Temendo protestos, ministro manda cancelar reunião sobre clima em Salvador
Climate Week seria realizada em agosto e visa promover soluções para a crise climática; é o segundo evento internacional sobre o tema cancelado pelo governo Bolsonaro
DO OC – O Brasil retirou a oferta de sediar a Climate Week Latin America, um evento regional da Convenção do Clima da ONU que aconteceria de 19 a 23 de agosto em Salvador. Segundo o OC apurou, a decisão foi do ministro do Meio Ambiente, Ricardo Salles (Novo-SP), que temia protestos de ambientalistas contra sua gestão durante o encontro.
A desistência foi comunicada na semana passada à Prefeitura de Salvador, que organizava o evento juntamente com a convenção da ONU, a UNFCCC. “Tentamos reverter, mas não teve jeito”, disse o secretário de Sustentabilidade da capital baiana, André Fraga.
A desistência deverá ser comunicada formalmente pelo ministério nesta semana. Mais uma vez, o argumento será a necessidade de dedicação a “problemas tangíveis”.
Nesta segunda-feira, os organizadores do evento do lado da ONU circularam um comunicado interno lamentando a decisão do governo brasileiro e afirmando que estão “explorando opções” de uma cidade que tope sediá-lo. Salvador está escolhida para sediar a Climate Week desde o ano passado. Faltam três meses para o encontro.
É bom a UNFCCC já ir se acostumando com recuos do Brasil. Em novembro do ano passado, por ordem do presidente eleito, Jair Bolsonaro, o governo Temer cancelou a oferta de sediar a COP25, a conferência diplomática anual sobre mudanças climáticas, causando constrangimento na ONU e arranhões à imagem internacional do país. Apenas um mês antes, o Itamaraty comemorara a indicação do Brasil como sede, afirmando ser um “reconhecimento” ao papel de liderança do país na agenda de clima. O Chile se ofereceu para sediar o encontro órfão.
O prefeito de Salvador, ACM Neto, presidente do Democratas, já havia oferecido a cidade para sediar a COP. Sem esta opção, ficou com a Climate Week como prêmio de consolação e já vinha preparando a cidade – que deve publicar em breve seu plano municipal de mudança do clima.
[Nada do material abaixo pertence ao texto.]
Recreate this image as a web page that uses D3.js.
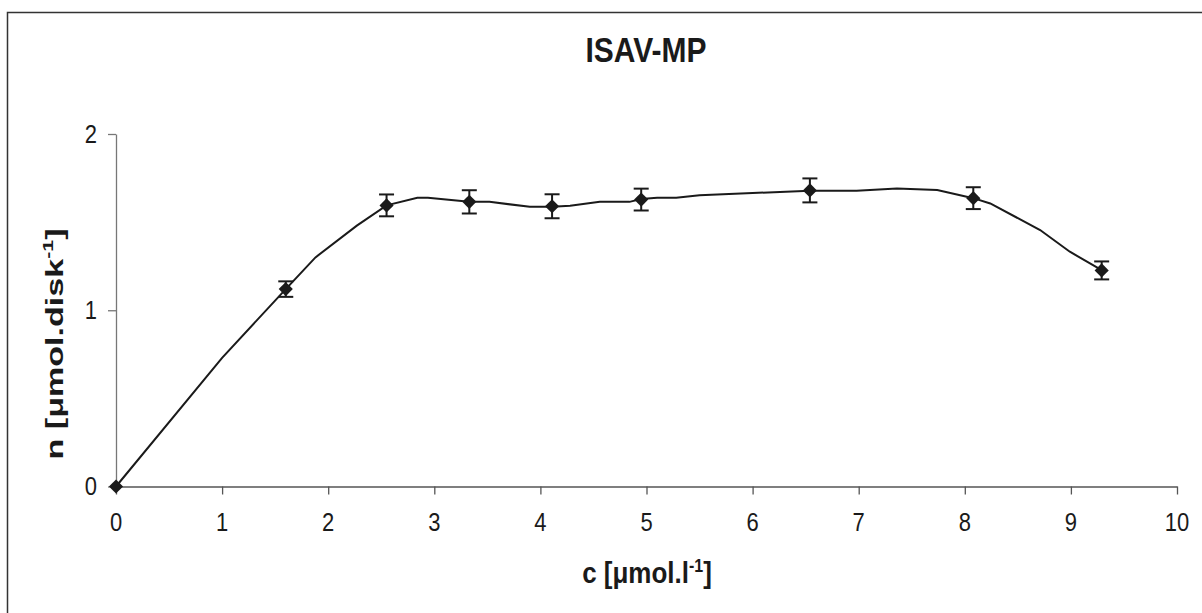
<!DOCTYPE html>
<html>
<head>
<meta charset="utf-8">
<script src="https://cdn.jsdelivr.net/npm/d3@7"></script>
<style>
  body { margin: 0; background: #fff; }
  svg text { font-family: "Liberation Sans", "DejaVu Sans", sans-serif; fill: #1a1a1a; }
</style>
</head>
<body>
<div id="chart"></div>
<script>
//measured points (c, n) with error bars
var cVals = [0, 1.60, 2.55, 3.33, 4.11, 4.95, 6.54, 8.08, 9.29];
var nVals = [0, 1.12, 1.595, 1.615, 1.590, 1.628, 1.680, 1.636, 1.226];
var nErr  = [0, 0.044, 0.062, 0.066, 0.068, 0.062, 0.068, 0.062, 0.051];

//trend line
var fitC = [0, 1.0, 1.60, 1.88, 2.27, 2.55, 2.84, 2.94, 3.33, 3.52, 3.90, 4.11, 4.28, 4.56, 4.84, 4.95, 5.10, 5.28, 5.50, 6.00, 6.54, 6.98, 7.36, 7.74, 8.08, 8.24, 8.71, 8.99, 9.29];
var fitN = [0, 0.73, 1.12, 1.30, 1.48, 1.595, 1.638, 1.638, 1.615, 1.615, 1.587, 1.587, 1.593, 1.615, 1.615, 1.631, 1.638, 1.638, 1.653, 1.665, 1.678, 1.678, 1.691, 1.682, 1.636, 1.606, 1.455, 1.332, 1.228];

var xTicks = [0, 1, 2, 3, 4, 5, 6, 7, 8, 9, 10];
var yTicks = [0, 1, 2];

var W = 1202, H = 613;
var sy = 1.15; //text in the picture is a bit tall

var svg = d3.select("#chart").append("svg")
    .attr("width", W).attr("height", H);

//frame
svg.append("rect")
    .attr("x", 7.5).attr("y", 12.5)
    .attr("width", 1400).attr("height", 800)
    .attr("fill", "none").attr("stroke", "#333").attr("stroke-width", 1.5);

var x = d3.scaleLinear().domain([0, 10]).range([116, 1177]);
var y = d3.scaleLinear().domain([0, 2]).range([486.5, 134]);

//x axis
var gx = svg.append("g")
    .attr("transform", "translate(0," + y(0) + ")")
    .call(d3.axisBottom(x).tickValues(xTicks).tickSize(8).tickSizeOuter(0).tickFormat(d3.format("d")));
gx.select(".domain").attr("stroke", "#555").attr("stroke-width", 1.3);
gx.selectAll(".tick line").attr("stroke", "#555").attr("stroke-width", 1.3);
gx.selectAll(".tick text").remove();
xTicks.forEach(function(t) {
  svg.append("text")
    .attr("transform", "translate(" + x(t) + ",531) scale(1," + sy + ")")
    .attr("text-anchor", "middle")
    .style("font-size", "22px")
    .text(t);
});

//y axis
var gy = svg.append("g")
    .attr("transform", "translate(" + x(0) + ",0)")
    .call(d3.axisLeft(y).tickValues(yTicks).tickSize(8).tickSizeOuter(0));
gy.select(".domain").attr("stroke", "#777").attr("stroke-width", 1.3);
gy.selectAll(".tick line").attr("stroke", "#777").attr("stroke-width", 1.3);
gy.selectAll(".tick text").remove();
yTicks.forEach(function(t) {
  svg.append("text")
    .attr("transform", "translate(97," + (y(t) + 8.5) + ") scale(1," + sy + ")")
    .attr("text-anchor", "end")
    .style("font-size", "22px")
    .text(t);
});

//trend line
var line = d3.line()
    .x(function(d, i) { return x(fitC[i]); })
    .y(function(d, i) { return y(fitN[i]); });
svg.append("path")
    .datum(fitN)
    .attr("d", line)
    .attr("fill", "none")
    .attr("stroke", "#1a1a1a")
    .attr("stroke-width", 2);

//error bars
var pts = cVals.map(function(c, i) { return {c: c, n: nVals[i], e: nErr[i]}; });
var eb = svg.append("g").attr("stroke", "#1a1a1a").attr("stroke-width", 2);
pts.filter(function(d) { return d.e > 0; }).forEach(function(d) {
  var px = x(d.c), y1 = y(d.n + d.e), y2 = y(d.n - d.e);
  eb.append("line").attr("x1", px).attr("x2", px).attr("y1", y1).attr("y2", y2);
  eb.append("line").attr("x1", px - 7.5).attr("x2", px + 7.5).attr("y1", y1).attr("y2", y1);
  eb.append("line").attr("x1", px - 7.5).attr("x2", px + 7.5).attr("y1", y2).attr("y2", y2);
});

//diamond markers
svg.append("g").selectAll("path")
    .data(pts)
  .enter().append("path")
    .attr("d", d3.symbol().type(d3.symbolSquare).size(100))
    .attr("transform", function(d) { return "translate(" + x(d.c) + "," + y(d.n) + ") rotate(45)"; })
    .attr("fill", "#1a1a1a");

//title
svg.append("text")
    .attr("transform", "translate(646,62) scale(1," + sy + ")")
    .attr("text-anchor", "middle")
    .style("font-size", "30px").style("font-weight", "bold")
    .text("ISAV-MP");

//x label
var xl = svg.append("text")
    .attr("transform", "translate(647,583) scale(1," + sy + ")")
    .attr("text-anchor", "middle")
    .style("font-size", "26px").style("font-weight", "bold");
xl.append("tspan").text("c [\u03bcmol.l");
xl.append("tspan").attr("dy", -10).style("font-size", "16px").text("-1");
xl.append("tspan").attr("dy", 10).text("]");

//y label
var yl = svg.append("text")
    .attr("transform", "translate(63,344) rotate(-90) scale(1.42,1)")
    .attr("text-anchor", "middle")
    .style("font-size", "24px").style("font-weight", "bold");
yl.append("tspan").text("n [\u03bcmol.disk");
yl.append("tspan").attr("dy", -10).style("font-size", "15px").text("-1");
yl.append("tspan").attr("dy", 10).text("]");
</script>
</body>
</html>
No caso da COP25, Bolsonaro tinha a desculpa dos custos: estima-se que uma COP custe cerca de R$ 200 milhões. Segundo André Fraga, não havia esse argumento desta vez, já que os custos seriam bancados pela cidade-sede. “É uma visão estreita do que seja desenvolvimento”, afirmou.
Diferentemente da COP, que é um evento político, a Climate Week se dedica a negócios e troca de experiências. É um encontro para a demonstração de soluções para a crise do clima, e envolve maciçamente o setor privado.
Ela antecede a semana do clima de Nova York, que ocorre antes da reunião da Assembleia Geral da ONU, em setembro.
O OC procurou o MMA para esclarecimentos nesta terça-feira. Esta página será atualizada caso o ministério se manifeste. O ministro declarou à jornalista Andreia Sadi que não faria sentido manter a Climate Week no Brasil porque a COP será no Chile, e que fazê-lo só serviria para “o pessoal de sempre” “fazer turismo” e “comer acarajé”.
“Vou manter um encontro que vai preparar um outro [sic], que não vai acontecer mais no Brasil, por quê? Não faz o menor sentido, vai para o Chile! Vou [sic] fazer uma reunião para a turma ter oportunidade de fazer turismo em Salvador? Comer acarajé?”
Diferentemente do que o ministro afirmou, a Climate Week Latin America não é “preparatória” para a COP, visto que os encontros têm agendas e objetivos distintos. Além disso, a decisão de fazer o evento no Brasil foi tomada em 22 de agosto do ano passado, antes mesmo de o país ter a confirmação de que sediaria a COP. O governo Bolsonaro ordenou o cancelamento da COP no Brasil em novembro, mas nada fez sobre a Climate Week.